Whether this is the Mac or the Pumpkins for mixtape purposes is up for a vote, I suppose.
I'll be honest, I haven't watched much of the Avs during their hot start, which is now cooling off quite a bit: lost their last three in regulation and four of the last ten. I do know that Giguere and the abuser of women were rocking like a .940 sv% for a while there, which was never going to last. Even when they were coached by a drooling simpleton, the Avs have always been a tough match for the Hawks because they play a similar run-and-gun style, which zigs from the West's typical plodding zags and catches the Hawks off guard. I wonder if the altitude has anything to do with it, too.
That Sakic and Roy are running hockey operations for the Avs shouldn't really be news to any of us. This whole thing with the star players taking over the organization feels really Pulford Blackhawks to me, just like the shitshow in Edmonton where anyone who shared a dressing room with Wayne Gretzky is allowed to make important decisions, but I think it's instructive to understand just how mismanaged and lifeless the Avs had been before Sakic/Roy. It's a twofold fall from glory: creepy old Stan Kroenke owns the Avalanche, the Nuggets, Arsenal FC, and the St. Louis Rams, but to buy the Rams, he had to divest his Denver interests on paper so as not to have a conflict of interest. Obviously, the hockey team wound up at #4 on that depth chart, and so the organization had really been run without any fucks given for about the last, oh, five or six years now. Joe Sacco coached that team into a ditch for years, but no one was minding the store enough to notice and fire him.
The other part, which I always found kind of weird, was the Avalanche's petulant response to the institution of a salary cap. Basically, if they couldn't buy their way to a championship, they wouldn't even try to build a cap-compliant contender, and so basically they just went on cruise control in the new NHL. Of course, Denver is a crowded sports market where people can also find better things to do than watch sports on TV, and so without the expectation of a championship, attendance went from a long sellout streak to around 9,000 a game. It's the same deal as Dallas: they were spoiled with ready-made superteams back in the cash-flush late '90s, which made hockey more a fad than a following. Take away the "we can buy anyone we want and always be good" dynamic and both hockey markets have since withered down to nothing.

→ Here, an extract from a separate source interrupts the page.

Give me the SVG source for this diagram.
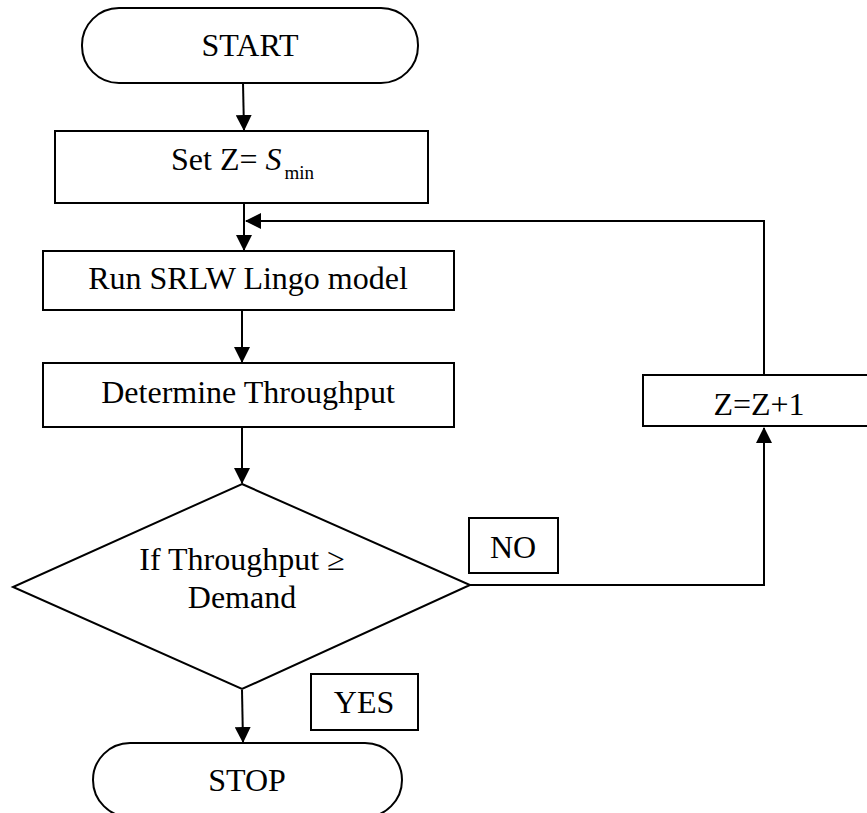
<svg xmlns="http://www.w3.org/2000/svg" width="867" height="813" viewBox="0 0 867 813">
<style>
.s{fill:#fff;stroke:#000;stroke-width:2}
.t{font-family:"Liberation Serif","Times New Roman",serif;font-size:32px;fill:#000}
.c{text-anchor:middle}
.l{fill:none;stroke:#000;stroke-width:2}
</style>
<defs>
<marker id="ah" viewBox="0 0 16 16" refX="15" refY="8" markerWidth="16" markerHeight="16" markerUnits="userSpaceOnUse" orient="auto">
<path d="M0,0 L16,8 L0,16 Z" fill="#000"/>
</marker>
</defs>
<rect width="867" height="813" fill="#fff"/>
<g id="connectors">
<line class="l" x1="243" y1="83" x2="244" y2="130" marker-end="url(#ah)"/>
<line class="l" x1="244" y1="203" x2="244" y2="250" marker-end="url(#ah)"/>
<polyline class="l" points="764,375 764,221 246,221" marker-end="url(#ah)"/>
<line class="l" x1="242" y1="310" x2="242" y2="362" marker-end="url(#ah)"/>
<line class="l" x1="242" y1="427" x2="242" y2="483" marker-end="url(#ah)"/>
<line class="l" x1="242" y1="690" x2="243" y2="742" marker-end="url(#ah)"/>
<polyline class="l" points="470,585 764,585 764,428" marker-end="url(#ah)"/>
</g>
<g id="start">
<rect class="s" x="82" y="8" width="336" height="75" rx="37" ry="37"/>
<text class="t c" x="250" y="56">START</text>
</g>
<g id="setz">
<rect class="s" x="55" y="131" width="373" height="72"/>
<text class="t" x="171" y="170">Set Z= <tspan font-style="italic">S</tspan><tspan font-size="19" dx="3" dy="9">min</tspan></text>
</g>
<g id="run">
<rect class="s" x="43" y="251" width="411" height="59"/>
<text class="t c" x="248" y="289">Run SRLW Lingo model</text>
</g>
<g id="determine">
<rect class="s" x="43" y="363" width="411" height="64"/>
<text class="t c" x="248" y="403">Determine Throughput</text>
</g>
<g id="decision">
<polygon class="s" points="242,484 470,585 242,689 13,587"/>
<text class="t c" x="242" y="570">If Throughput ≥</text>
<text class="t c" x="242" y="608">Demand</text>
</g>
<g id="no">
<rect class="s" x="469" y="518" width="89" height="55"/>
<text class="t c" x="513" y="558">NO</text>
</g>
<g id="yes">
<rect class="s" x="311" y="674" width="107" height="56"/>
<text class="t c" x="364" y="713">YES</text>
</g>
<g id="stop">
<rect class="s" x="93" y="743" width="309" height="74" rx="37" ry="37"/>
<text class="t c" x="247" y="791">STOP</text>
</g>
<g id="inc">
<rect class="s" x="643" y="375" width="242" height="51"/>
<text class="t c" x="759" y="415">Z=Z+1</text>
</g>
</svg>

I think Roy will flame out fast and run back to the loving embrace of the Quebec Remparts, but Sakic was always a cerebral player and could turn out to be a good GM or whatever they're calling him so as not to offend useless moron Greg Sherman. This roster is pretty good, but not as great as it had been playing to this point (or at least until a week ago). Nathan MacKinnon will be dangerous, Gabriel Landeskog already is, and Matt Duchene, as much as I hate the little pudwhack for celebrating every goal like it won the Stanley Cup, is quite talented as well. Jamie McGinn was a player the Sharks really should have held onto, seeing as they lost him for I want to say Daniel Winnik, who left for Anaheim anyway.
I was looking at penalty infraction minutes and was pleased to see a huge gap between Chicago's 8.4 PIM/game and Colorado's 14.7. But if you only look at minors, and not in the Patrick Kane way, you'll see both teams have 70 on the year, and that the difference is in the Avalanche's 14 majors and 6 misconducts (one game). Compare with the Hawks, who have only three majors on the year: two fights with Ryan Reaves, and one with Rich Clune. I don't know where the two misconducts came from. The point is, the Avs seem to have as much incidental contact as the Hawks, but also like to do dumb things a lot.
With Khabibulin pretty much nuked from the roster forever, I expect Crawford to start this game and then maybe give Raanta a chance against Winnipeg. Let's hope Hossa is back for the Hawks. Still not sure how he got hurt.
Hawks: 14-3-4, 11-5-5 adjusted, 26.380 points expected (overachieving by less than a point, who cares) Avs: 14-5-0, no point inflation, 26.177 points expected (overachieving by about one win)
Hawks: 3.571 scored (1st!), 2.810 allowed (22nd), .762 differential (5th) Avs: 3.105 scored (5th), 2.158 allowed (5th), .947 differential (4th)
Hawks: 15/71, 21.1% on the power play (8th); 45/61, 73.8% on the kill (29th) Avs: 11/57, 19.3% on the power play (14th); 52/62, 83.9% on the kill (9th)
_________________ Molly Lambert wrote: The future holds the possibility to be great or terrible, and since it has not yet occurred it remains simultaneously both.